_GIVEN PROBLEM:_ Print the listing from its top line through the line containing "(0,1243) rectangle (95,1290);", nothing more, and leave out the pictures.

_RECORDED INFORMATION:_
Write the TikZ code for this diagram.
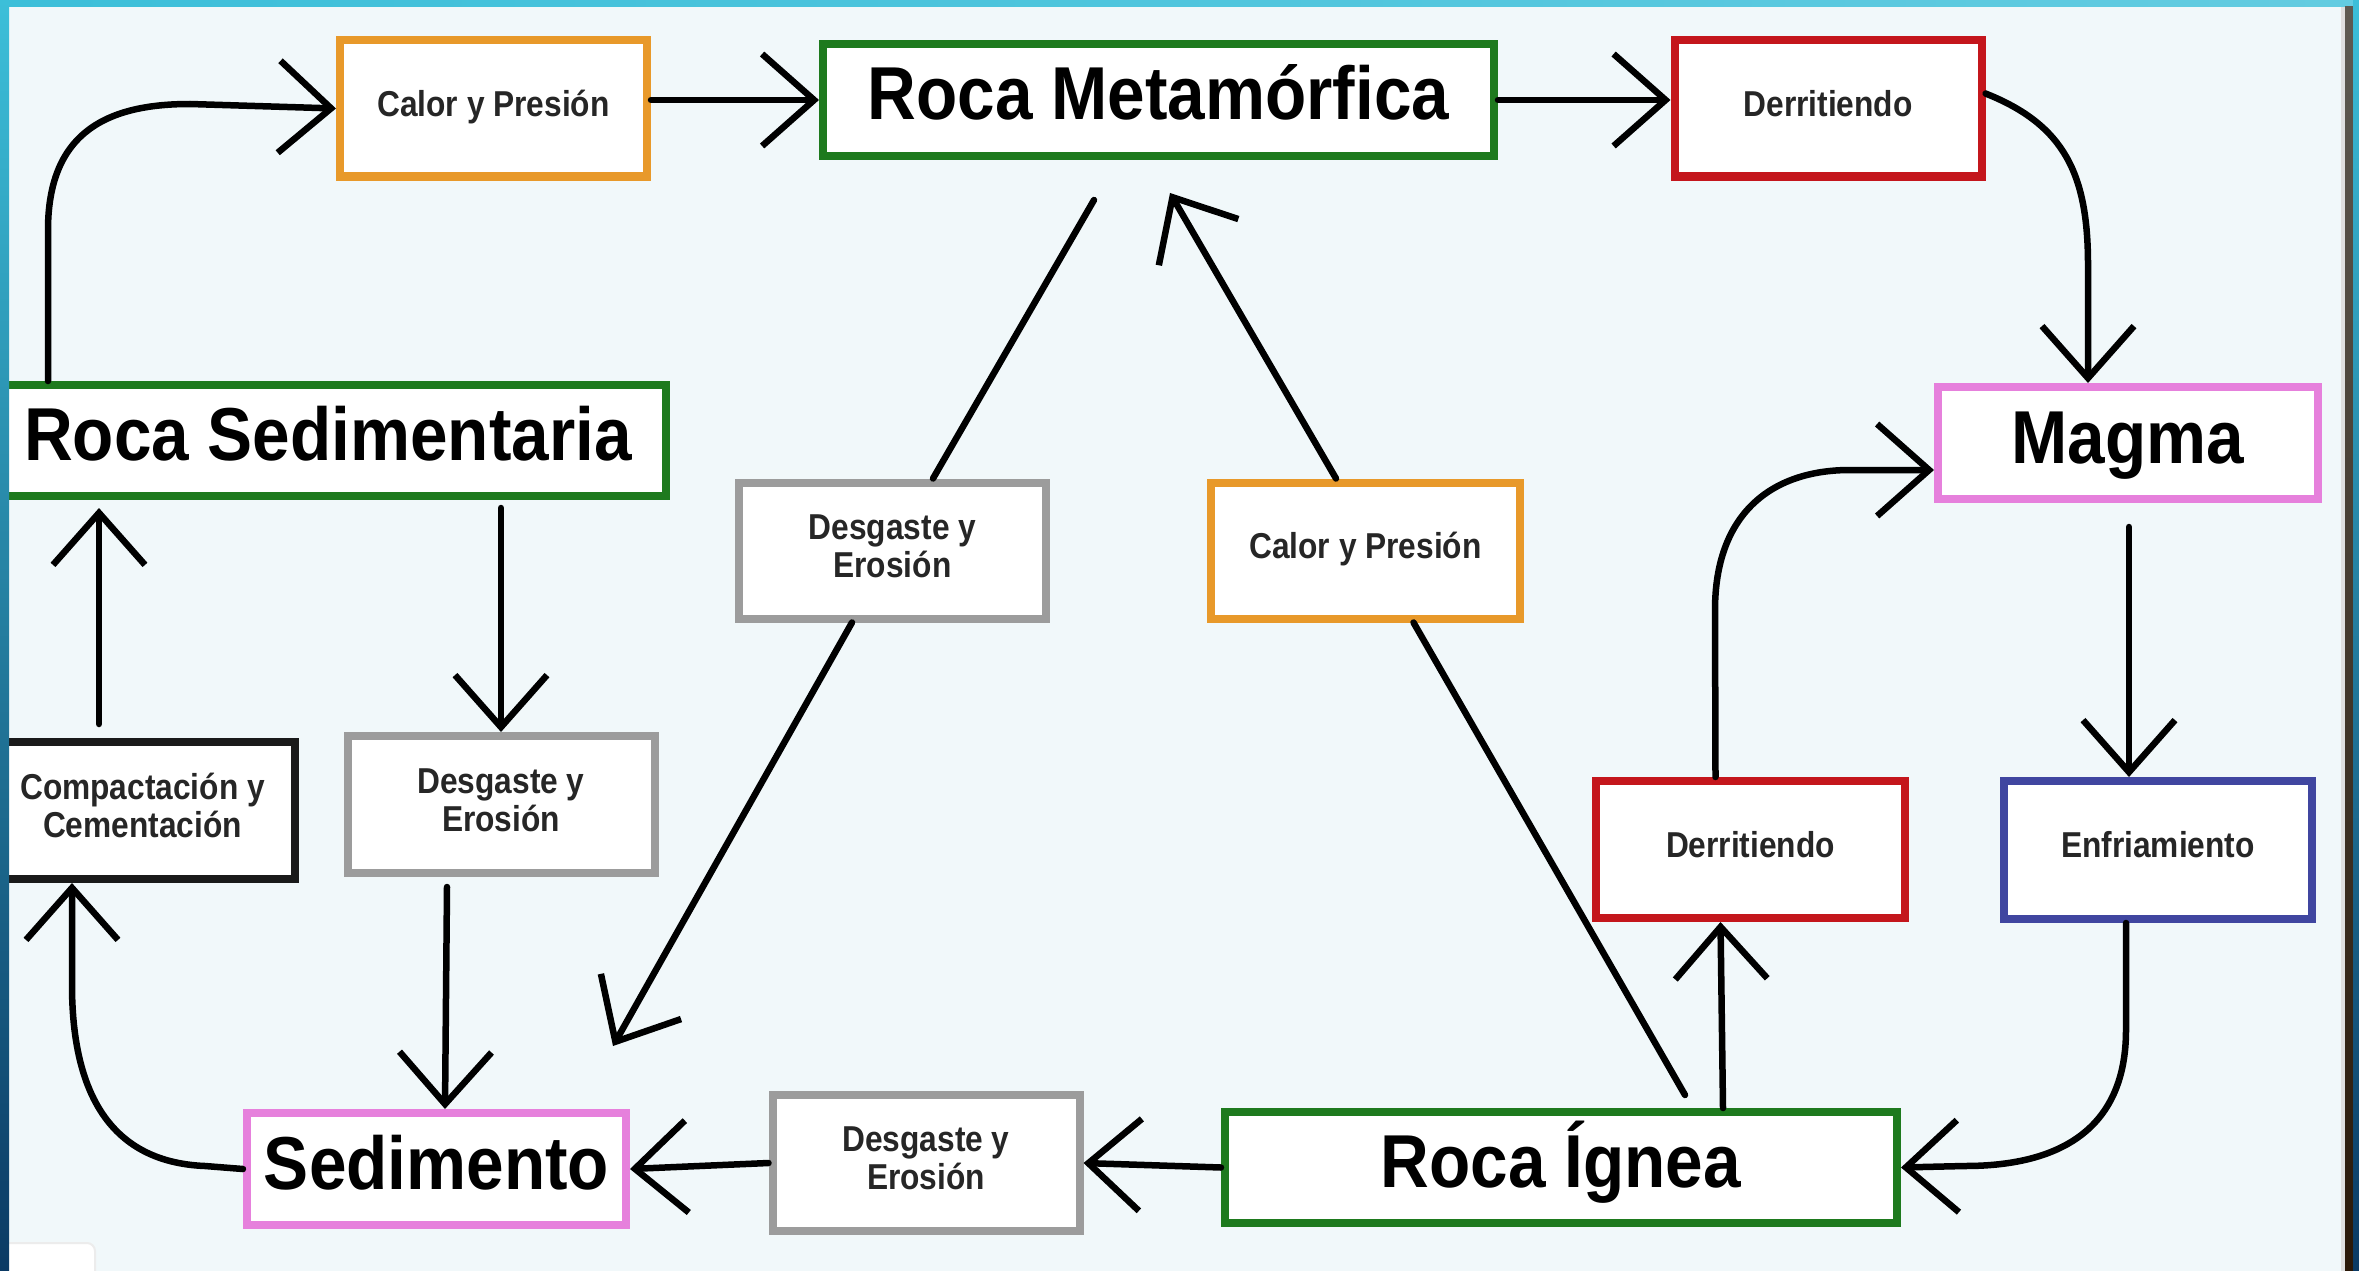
\documentclass[tikz,border=0pt]{standalone}
\usepackage{fontspec}
\usepackage{graphicx}
\usetikzlibrary{arrows.meta,calc}
\newfontfamily\labfont{Liberation Sans}
\definecolor{panelbg}{HTML}{F1F8FA}
\definecolor{grn}{HTML}{1E7A1E}
\definecolor{org}{HTML}{E8992A}
\definecolor{rd}{HTML}{C4161C}
\definecolor{pnk}{HTML}{E680DC}
\definecolor{gry}{HTML}{9C9C9C}
\definecolor{blu}{HTML}{4046A0}
\definecolor{blk}{HTML}{1A1A1A}
\definecolor{smtext}{HTML}{262626}
\definecolor{bandtop}{HTML}{3CBFD9}
\definecolor{bandbot}{HTML}{0B3A64}
\newcommand\bigtxt[1]{\scalebox{0.9}[1]{#1}}
\newcommand\smtxt[1]{\scalebox{0.88}[1]{\begin{tabular}{@{}c@{}}#1\end{tabular}}}
\tikzset{
  box/.style={draw, fill=white, line width=8pt, inner sep=0pt, anchor=center},
  bigbox/.style={box, minimum height=112pt, text height=54pt, text depth=14pt,
    font=\labfont\bfseries\fontsize{75pt}{80pt}\selectfont, text=black},
  smbox/.style={box, minimum width=307pt, minimum height=136pt,
    font=\labfont\bfseries\fontsize{36pt}{38pt}\selectfont, text=smtext},
  conn/.style={draw=black, line width=6.5pt, line cap=round, line join=round},
  arr/.style={conn, -{Straight Barb[length=52pt,width=92pt]}},
}
\begin{document}
\begin{tikzpicture}[x=1pt,y=-1pt]
\useasboundingbox (0,0) rectangle (2359,1271);
\fill[panelbg] (0,0) rectangle (2359,1271);
\filldraw[fill=white, draw=gray!15, line width=2pt, rounded corners=8pt] (0,1243) rectangle (95,1290);

% nodes
\node[smbox, draw=org] (cp1) at (493.5,108.5) {\smtxt{Calor y Presión}};
\node[bigbox, draw=grn, minimum width=671pt] (meta) at (1158.5,100) {\bigtxt{Roca Metamórfica}};
\node[smbox, draw=rd] (der1) at (1828,108.5) {\smtxt{Derritiendo}};
\node[bigbox, draw=pnk, minimum width=380pt] (magma) at (2128,443) {\bigtxt{Magma}};
\node[bigbox, draw=grn, minimum width=676pt, minimum height=111pt] (sedr) at (328,440.5) {\bigtxt{Roca Sedimentaria}};
\node[smbox, draw=gry] (de2) at (892.5,550.5) {\smtxt{Desgaste y\\Erosión}};
\node[smbox, draw=org, minimum width=309pt] (cp2) at (1365.5,550.5) {\smtxt{Calor y Presión}};
\node[smbox, draw=blk, minimum width=305pt, minimum height=137pt] (comp) at (142.5,810.5) {\smtxt{Compactación y\\Cementación}};
\node[smbox, draw=gry, minimum height=137pt] (de1) at (501,804.5) {\smtxt{Desgaste y\\Erosión}};
\node[smbox, draw=rd, minimum width=309pt, minimum height=137pt] (der2) at (1750.5,849.5) {\smtxt{Derritiendo}};
\node[smbox, draw=blu, minimum width=308pt, minimum height=138pt] (enf) at (2158,850) {\smtxt{Enfriamiento}};
\node[bigbox, draw=pnk, minimum width=379pt] (sed) at (436.5,1169) {\bigtxt{Sedimento}};
\node[smbox, draw=gry] (de3) at (926,1163) {\smtxt{Desgaste y\\Erosión}};
\node[bigbox, draw=grn, minimum width=672pt, minimum height=111pt] (ign) at (1561,1167.5) {\bigtxt{Roca Ígnea}};

% connectors
\draw[arr] ([xshift=-280pt]sedr.north) -- (48,230) .. controls (48,130) and (110,104) .. (190,104) -- (cp1.west);
\draw[arr] (cp1.east |- meta.west) -- (meta.west);
\draw[arr] (meta.east) -- (meta.east -| der1.west);
\draw[arr] ([yshift=15pt]der1.east) .. controls (2065,125) and (2088,175) .. (2088,265) -- ([xshift=-40pt]magma.north);
\draw[arr] ([xshift=1pt,yshift=-24pt]magma.south) -- ([xshift=-29pt]enf.north);
\draw[arr] ([xshift=-32pt]enf.south) -- (2126,1030) .. controls (2126,1125) and (2065,1166) .. (1965,1166) -- (ign.east);
\draw[arr] ([xshift=162pt]ign.north) -- ([xshift=-30pt]der2.south);
\draw[arr] ([xshift=-35pt]der2.north) -- (1715,610) .. controls (1715,515) and (1770,470) .. (1850,470) -- ([yshift=-27pt]magma.west);
\draw[conn] ([xshift=124pt,yshift=13pt]ign.north) -- ([xshift=48pt]cp2.south);
\draw[arr] ([xshift=-29.5pt]cp2.north) -- ([xshift=11.5pt,yshift=-33pt]meta.south);
\draw[conn] ([xshift=-64.5pt,yshift=-40pt]meta.south) -- ([xshift=40.5pt]de2.north);
\draw[arr] ([xshift=-40.5pt]de2.south) -- ([xshift=-17pt,yshift=63pt]sed.north east);
\draw[arr] ([xshift=173pt,yshift=-8pt]sedr.south) -- (de1.north);
\draw[arr] ([xshift=-54pt,yshift=-10pt]de1.south) -- ([xshift=8.5pt]sed.north);
\draw[arr] (sed.west) -- (205,1166) .. controls (105,1162) and (72,1085) .. (72,985) -- ([xshift=-70.5pt]comp.south);
\draw[arr] ([xshift=-43.5pt,yshift=14pt]comp.north) -- ([xshift=-229pt,yshift=-8pt]sedr.south);
\draw[arr] (de3.west) -- (sed.east);
\draw[arr] (ign.west) -- (de3.east);

% frame
\shade[left color=bandtop, right color=bandtop!80!white] (0,0) rectangle (2359,7);
\shade[top color=bandtop, bottom color=bandbot] (0,0) rectangle (9,1271);
\fill[gray!25] (2341,7) rectangle (2345,1271);
\shade[top color={rgb,255:red,94;green,90;blue,82}, middle color={rgb,255:red,184;green,138;blue,80}, bottom color={rgb,255:red,42;green,24;blue,8}] (2345,7) rectangle (2353,1271);
\shade[top color=bandtop, bottom color=bandbot] (2353,0) rectangle (2359,1271);
\end{tikzpicture}
\end{document}
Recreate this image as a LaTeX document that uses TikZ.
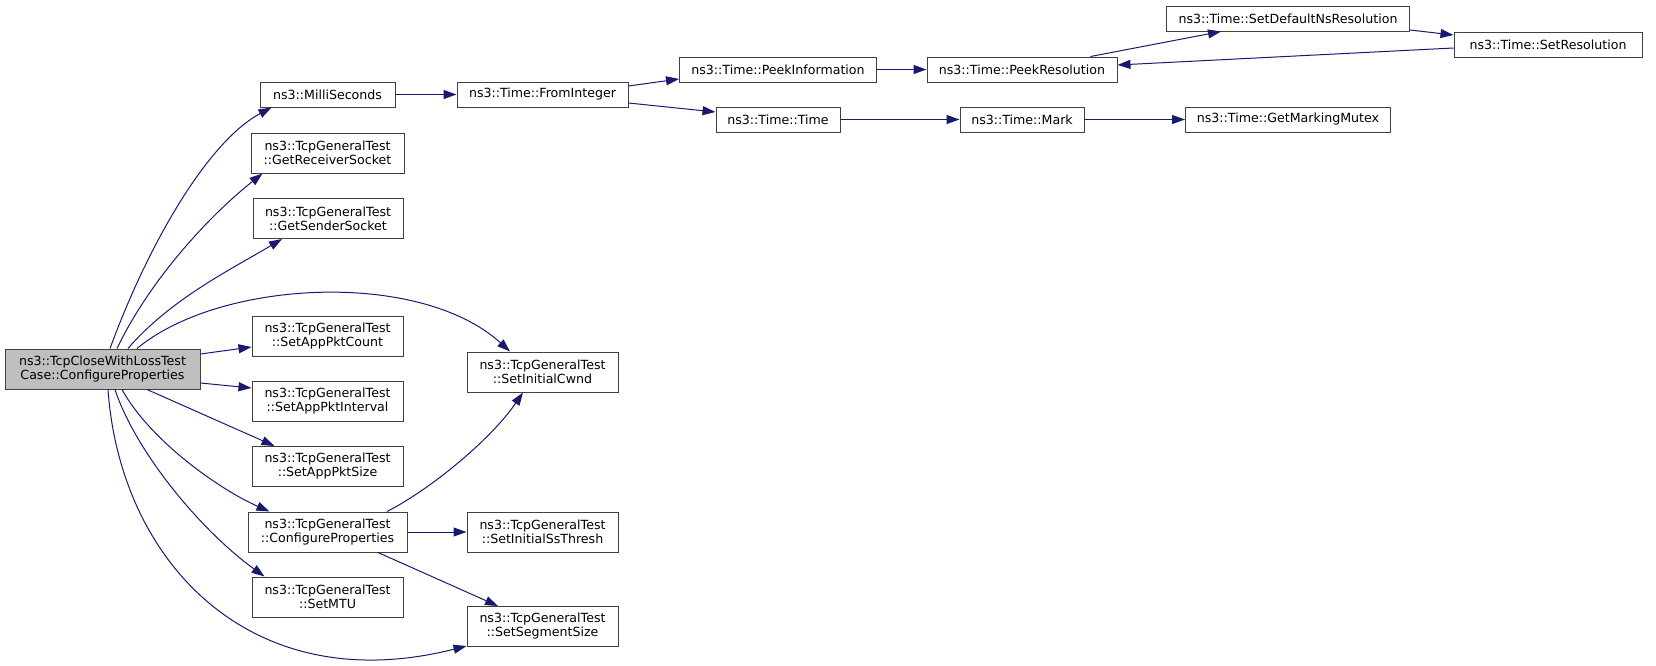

_RESULT:_
Write the TikZ code for this diagram.
\documentclass[tikz,border=0pt]{standalone}
\usepackage{fontspec}
\usepackage{graphicx}
\usetikzlibrary{arrows.meta,calc}
\newfontfamily\labfont{Liberation Sans}
\definecolor{panelbg}{HTML}{F1F8FA}
\definecolor{grn}{HTML}{1E7A1E}
\definecolor{org}{HTML}{E8992A}
\definecolor{rd}{HTML}{C4161C}
\definecolor{pnk}{HTML}{E680DC}
\definecolor{gry}{HTML}{9C9C9C}
\definecolor{blu}{HTML}{4046A0}
\definecolor{blk}{HTML}{1A1A1A}
\definecolor{smtext}{HTML}{262626}
\definecolor{bandtop}{HTML}{3CBFD9}
\definecolor{bandbot}{HTML}{0B3A64}
\newcommand\bigtxt[1]{\scalebox{0.9}[1]{#1}}
\newcommand\smtxt[1]{\scalebox{0.88}[1]{\begin{tabular}{@{}c@{}}#1\end{tabular}}}
\tikzset{
  box/.style={draw, fill=white, line width=8pt, inner sep=0pt, anchor=center},
  bigbox/.style={box, minimum height=112pt, text height=54pt, text depth=14pt,
    font=\labfont\bfseries\fontsize{75pt}{80pt}\selectfont, text=black},
  smbox/.style={box, minimum width=307pt, minimum height=136pt,
    font=\labfont\bfseries\fontsize{36pt}{38pt}\selectfont, text=smtext},
  conn/.style={draw=black, line width=6.5pt, line cap=round, line join=round},
  arr/.style={conn, -{Straight Barb[length=52pt,width=92pt]}},
}
\begin{document}
\begin{tikzpicture}[x=1pt,y=-1pt]
\useasboundingbox (0,0) rectangle (2359,1271);
\fill[panelbg] (0,0) rectangle (2359,1271);
\filldraw[fill=white, draw=gray!15, line width=2pt, rounded corners=8pt] (0,1243) rectangle (95,1290);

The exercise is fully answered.